Reproduce the whole listing, character for character.

> _DATASET EXTRACT_:
☆ ☆ ☆ ☆ ☆

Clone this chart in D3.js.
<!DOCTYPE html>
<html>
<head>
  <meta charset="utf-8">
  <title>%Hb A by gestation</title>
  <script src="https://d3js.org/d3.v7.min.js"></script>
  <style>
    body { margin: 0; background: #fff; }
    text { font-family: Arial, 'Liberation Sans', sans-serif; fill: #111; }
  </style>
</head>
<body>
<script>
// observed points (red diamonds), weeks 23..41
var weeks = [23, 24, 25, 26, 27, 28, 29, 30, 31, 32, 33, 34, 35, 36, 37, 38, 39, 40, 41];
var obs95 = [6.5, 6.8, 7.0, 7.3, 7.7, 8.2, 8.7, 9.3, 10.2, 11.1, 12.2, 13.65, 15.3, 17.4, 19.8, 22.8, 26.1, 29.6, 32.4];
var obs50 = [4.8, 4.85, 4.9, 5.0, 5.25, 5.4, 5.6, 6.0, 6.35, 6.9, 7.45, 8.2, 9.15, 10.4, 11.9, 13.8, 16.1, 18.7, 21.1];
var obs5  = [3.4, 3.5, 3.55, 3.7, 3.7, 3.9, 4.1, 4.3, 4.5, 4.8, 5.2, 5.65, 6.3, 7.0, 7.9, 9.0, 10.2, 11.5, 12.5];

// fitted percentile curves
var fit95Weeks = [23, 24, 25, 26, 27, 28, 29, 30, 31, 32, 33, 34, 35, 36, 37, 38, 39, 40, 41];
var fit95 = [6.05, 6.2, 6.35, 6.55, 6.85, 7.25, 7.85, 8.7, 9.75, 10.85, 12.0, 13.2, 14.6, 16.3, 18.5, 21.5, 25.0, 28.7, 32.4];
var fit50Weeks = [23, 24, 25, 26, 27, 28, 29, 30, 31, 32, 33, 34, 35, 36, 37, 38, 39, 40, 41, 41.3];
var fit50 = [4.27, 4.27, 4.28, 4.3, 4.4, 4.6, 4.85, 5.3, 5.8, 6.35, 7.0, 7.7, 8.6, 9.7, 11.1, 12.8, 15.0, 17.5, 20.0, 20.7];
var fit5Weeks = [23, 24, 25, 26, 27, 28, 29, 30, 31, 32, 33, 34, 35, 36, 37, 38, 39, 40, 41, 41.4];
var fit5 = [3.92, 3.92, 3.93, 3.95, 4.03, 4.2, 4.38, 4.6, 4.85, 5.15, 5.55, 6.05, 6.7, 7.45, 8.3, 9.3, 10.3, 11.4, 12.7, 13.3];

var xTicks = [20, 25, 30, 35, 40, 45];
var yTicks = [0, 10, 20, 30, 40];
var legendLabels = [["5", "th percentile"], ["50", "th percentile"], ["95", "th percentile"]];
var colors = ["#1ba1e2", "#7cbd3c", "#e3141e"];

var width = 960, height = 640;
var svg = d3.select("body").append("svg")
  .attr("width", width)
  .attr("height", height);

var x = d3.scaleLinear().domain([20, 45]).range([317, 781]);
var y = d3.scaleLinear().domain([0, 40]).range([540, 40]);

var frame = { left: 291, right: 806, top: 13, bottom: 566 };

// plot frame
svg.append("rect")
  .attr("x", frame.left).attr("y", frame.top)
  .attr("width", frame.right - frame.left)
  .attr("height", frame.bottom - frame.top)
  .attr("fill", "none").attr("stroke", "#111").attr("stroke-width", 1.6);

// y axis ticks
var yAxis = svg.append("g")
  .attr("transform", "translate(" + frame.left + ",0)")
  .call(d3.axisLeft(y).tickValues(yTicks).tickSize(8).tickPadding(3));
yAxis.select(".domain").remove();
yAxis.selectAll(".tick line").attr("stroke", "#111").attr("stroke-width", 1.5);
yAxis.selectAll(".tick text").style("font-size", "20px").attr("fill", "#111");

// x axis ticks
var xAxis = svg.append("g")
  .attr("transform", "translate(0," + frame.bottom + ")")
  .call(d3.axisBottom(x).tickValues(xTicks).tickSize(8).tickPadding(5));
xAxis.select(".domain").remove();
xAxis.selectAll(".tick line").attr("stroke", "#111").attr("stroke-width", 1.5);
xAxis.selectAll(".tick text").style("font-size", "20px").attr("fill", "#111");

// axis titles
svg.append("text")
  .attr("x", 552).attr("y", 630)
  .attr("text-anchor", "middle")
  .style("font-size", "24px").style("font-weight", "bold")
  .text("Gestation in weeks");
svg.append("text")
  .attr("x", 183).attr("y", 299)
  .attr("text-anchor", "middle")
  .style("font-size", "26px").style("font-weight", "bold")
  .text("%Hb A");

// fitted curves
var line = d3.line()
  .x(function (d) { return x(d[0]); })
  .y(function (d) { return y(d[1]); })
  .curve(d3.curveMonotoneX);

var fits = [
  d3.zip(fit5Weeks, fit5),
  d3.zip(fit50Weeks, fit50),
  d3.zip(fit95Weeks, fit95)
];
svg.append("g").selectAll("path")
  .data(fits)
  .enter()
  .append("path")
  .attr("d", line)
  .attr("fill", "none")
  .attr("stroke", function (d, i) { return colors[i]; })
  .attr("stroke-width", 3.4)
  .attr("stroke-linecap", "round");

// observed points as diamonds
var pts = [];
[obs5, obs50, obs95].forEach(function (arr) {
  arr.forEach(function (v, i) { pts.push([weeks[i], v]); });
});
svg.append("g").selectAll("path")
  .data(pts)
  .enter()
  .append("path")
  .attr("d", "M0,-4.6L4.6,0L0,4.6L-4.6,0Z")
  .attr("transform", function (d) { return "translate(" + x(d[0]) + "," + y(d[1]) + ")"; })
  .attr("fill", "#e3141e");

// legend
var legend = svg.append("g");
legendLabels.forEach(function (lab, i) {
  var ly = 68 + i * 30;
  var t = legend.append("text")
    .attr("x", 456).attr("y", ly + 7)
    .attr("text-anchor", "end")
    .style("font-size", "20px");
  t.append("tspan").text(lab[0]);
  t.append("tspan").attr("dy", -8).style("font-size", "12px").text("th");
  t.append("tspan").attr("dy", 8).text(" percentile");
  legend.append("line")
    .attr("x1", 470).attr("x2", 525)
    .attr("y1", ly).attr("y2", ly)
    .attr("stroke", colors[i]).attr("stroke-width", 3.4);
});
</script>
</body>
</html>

☆ ☆ ☆ ☆ ☆

> _RESULT_:
Clone this chart in D3.js.
<!DOCTYPE html>
<html>
<head>
  <meta charset="utf-8">
  <title>%Hb A by gestation</title>
  <script src="https://d3js.org/d3.v7.min.js"></script>
  <style>
    body { margin: 0; background: #fff; }
    text { font-family: Arial, 'Liberation Sans', sans-serif; fill: #111; }
  </style>
</head>
<body>
<script>
// observed points (red diamonds), weeks 23..41
var weeks = [23, 24, 25, 26, 27, 28, 29, 30, 31, 32, 33, 34, 35, 36, 37, 38, 39, 40, 41];
var obs95 = [6.5, 6.8, 7.0, 7.3, 7.7, 8.2, 8.7, 9.3, 10.2, 11.1, 12.2, 13.65, 15.3, 17.4, 19.8, 22.8, 26.1, 29.6, 32.4];
var obs50 = [4.8, 4.85, 4.9, 5.0, 5.25, 5.4, 5.6, 6.0, 6.35, 6.9, 7.45, 8.2, 9.15, 10.4, 11.9, 13.8, 16.1, 18.7, 21.1];
var obs5  = [3.4, 3.5, 3.55, 3.7, 3.7, 3.9, 4.1, 4.3, 4.5, 4.8, 5.2, 5.65, 6.3, 7.0, 7.9, 9.0, 10.2, 11.5, 12.5];

// fitted percentile curves
var fit95Weeks = [23, 24, 25, 26, 27, 28, 29, 30, 31, 32, 33, 34, 35, 36, 37, 38, 39, 40, 41];
var fit95 = [6.05, 6.2, 6.35, 6.55, 6.85, 7.25, 7.85, 8.7, 9.75, 10.85, 12.0, 13.2, 14.6, 16.3, 18.5, 21.5, 25.0, 28.7, 32.4];
var fit50Weeks = [23, 24, 25, 26, 27, 28, 29, 30, 31, 32, 33, 34, 35, 36, 37, 38, 39, 40, 41, 41.3];
var fit50 = [4.27, 4.27, 4.28, 4.3, 4.4, 4.6, 4.85, 5.3, 5.8, 6.35, 7.0, 7.7, 8.6, 9.7, 11.1, 12.8, 15.0, 17.5, 20.0, 20.7];
var fit5Weeks = [23, 24, 25, 26, 27, 28, 29, 30, 31, 32, 33, 34, 35, 36, 37, 38, 39, 40, 41, 41.4];
var fit5 = [3.92, 3.92, 3.93, 3.95, 4.03, 4.2, 4.38, 4.6, 4.85, 5.15, 5.55, 6.05, 6.7, 7.45, 8.3, 9.3, 10.3, 11.4, 12.7, 13.3];

var xTicks = [20, 25, 30, 35, 40, 45];
var yTicks = [0, 10, 20, 30, 40];
var legendLabels = [["5", "th percentile"], ["50", "th percentile"], ["95", "th percentile"]];
var colors = ["#1ba1e2", "#7cbd3c", "#e3141e"];

var width = 960, height = 640;
var svg = d3.select("body").append("svg")
  .attr("width", width)
  .attr("height", height);

var x = d3.scaleLinear().domain([20, 45]).range([317, 781]);
var y = d3.scaleLinear().domain([0, 40]).range([540, 40]);

var frame = { left: 291, right: 806, top: 13, bottom: 566 };

// plot frame
svg.append("rect")
  .attr("x", frame.left).attr("y", frame.top)
  .attr("width", frame.right - frame.left)
  .attr("height", frame.bottom - frame.top)
  .attr("fill", "none").attr("stroke", "#111").attr("stroke-width", 1.6);

// y axis ticks
var yAxis = svg.append("g")
  .attr("transform", "translate(" + frame.left + ",0)")
  .call(d3.axisLeft(y).tickValues(yTicks).tickSize(8).tickPadding(3));
yAxis.select(".domain").remove();
yAxis.selectAll(".tick line").attr("stroke", "#111").attr("stroke-width", 1.5);
yAxis.selectAll(".tick text").style("font-size", "20px").attr("fill", "#111");

// x axis ticks
var xAxis = svg.append("g")
  .attr("transform", "translate(0," + frame.bottom + ")")
  .call(d3.axisBottom(x).tickValues(xTicks).tickSize(8).tickPadding(5));
xAxis.select(".domain").remove();
xAxis.selectAll(".tick line").attr("stroke", "#111").attr("stroke-width", 1.5);
xAxis.selectAll(".tick text").style("font-size", "20px").attr("fill", "#111");

// axis titles
svg.append("text")
  .attr("x", 552).attr("y", 630)
  .attr("text-anchor", "middle")
  .style("font-size", "24px").style("font-weight", "bold")
  .text("Gestation in weeks");
svg.append("text")
  .attr("x", 183).attr("y", 299)
  .attr("text-anchor", "middle")
  .style("font-size", "26px").style("font-weight", "bold")
  .text("%Hb A");

// fitted curves
var line = d3.line()
  .x(function (d) { return x(d[0]); })
  .y(function (d) { return y(d[1]); })
  .curve(d3.curveMonotoneX);

var fits = [
  d3.zip(fit5Weeks, fit5),
  d3.zip(fit50Weeks, fit50),
  d3.zip(fit95Weeks, fit95)
];
svg.append("g").selectAll("path")
  .data(fits)
  .enter()
  .append("path")
  .attr("d", line)
  .attr("fill", "none")
  .attr("stroke", function (d, i) { return colors[i]; })
  .attr("stroke-width", 3.4)
  .attr("stroke-linecap", "round");

// observed points as diamonds
var pts = [];
[obs5, obs50, obs95].forEach(function (arr) {
  arr.forEach(function (v, i) { pts.push([weeks[i], v]); });
});
svg.append("g").selectAll("path")
  .data(pts)
  .enter()
  .append("path")
  .attr("d", "M0,-4.6L4.6,0L0,4.6L-4.6,0Z")
  .attr("transform", function (d) { return "translate(" + x(d[0]) + "," + y(d[1]) + ")"; })
  .attr("fill", "#e3141e");

// legend
var legend = svg.append("g");
legendLabels.forEach(function (lab, i) {
  var ly = 68 + i * 30;
  var t = legend.append("text")
    .attr("x", 456).attr("y", ly + 7)
    .attr("text-anchor", "end")
    .style("font-size", "20px");
  t.append("tspan").text(lab[0]);
  t.append("tspan").attr("dy", -8).style("font-size", "12px").text("th");
  t.append("tspan").attr("dy", 8).text(" percentile");
  legend.append("line")
    .attr("x1", 470).attr("x2", 525)
    .attr("y1", ly).attr("y2", ly)
    .attr("stroke", colors[i]).attr("stroke-width", 3.4);
});
</script>
</body>
</html>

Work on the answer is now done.